The answer lies in the disconnect between orbital time and political time. A satellite can see a forest disappear over a decade. A politician looks at a four-year cycle. An astronaut lives in ninety-minute increments—the time it takes to circle the globe. This creates a psychological rift. The astronaut sees the world as a single, moving organism. The people with the power to change things see it as a collection of assets.
Engineering a Solution Without a Second Earth
The most frequent counter-argument to investing in space is that we should "fix Earth first." This is a false choice. The technology required to keep Thomas Pesquet alive—water recycling, high-efficiency solar, compact agriculture—is exactly what we need to survive on a crowded, warming planet.
But we must be careful not to view space as an escape hatch. The "Mars B-plan" is a fantasy for the delusional. There is no environment in our solar system as hostile as the worst-case scenario for Earth. Even a post-nuclear Earth would be more habitable than the surface of Mars.
The Sovereignty of the Eye
We trust astronauts because they are the ultimate witnesses. In an era of deepfakes and algorithmic bias, the human eye at the window of a spacecraft remains a baseline for truth. When Pesquet says the planet is changing, he isn't citing a model; he is describing his view.
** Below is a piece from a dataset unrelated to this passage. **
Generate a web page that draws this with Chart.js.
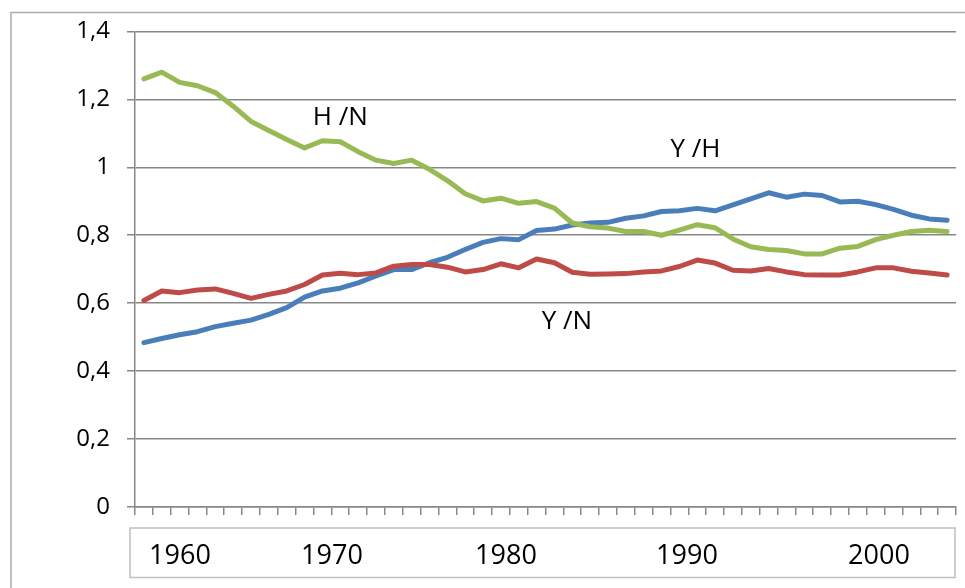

This eyewitness testimony is the real value of the space program. It provides a moral weight that a spreadsheet cannot. However, witness testimony is only useful if the jury is willing to listen. We have been receiving these reports for sixty years. The "boat" has been identified. The leaks have been mapped.
The next step isn't more photos of the sunrise over the limb of the Earth. It is the hard, unglamorous work of applying orbital logic to terrestrial survival. This means radical transparency in resource management and a total rejection of the idea that any nation can "win" at the expense of the biosphere.
The blue line is thinning. The view is beautiful, but the view is also a warning. We don't need more people to see the Earth from space; we need the people on Earth to act like they've seen it.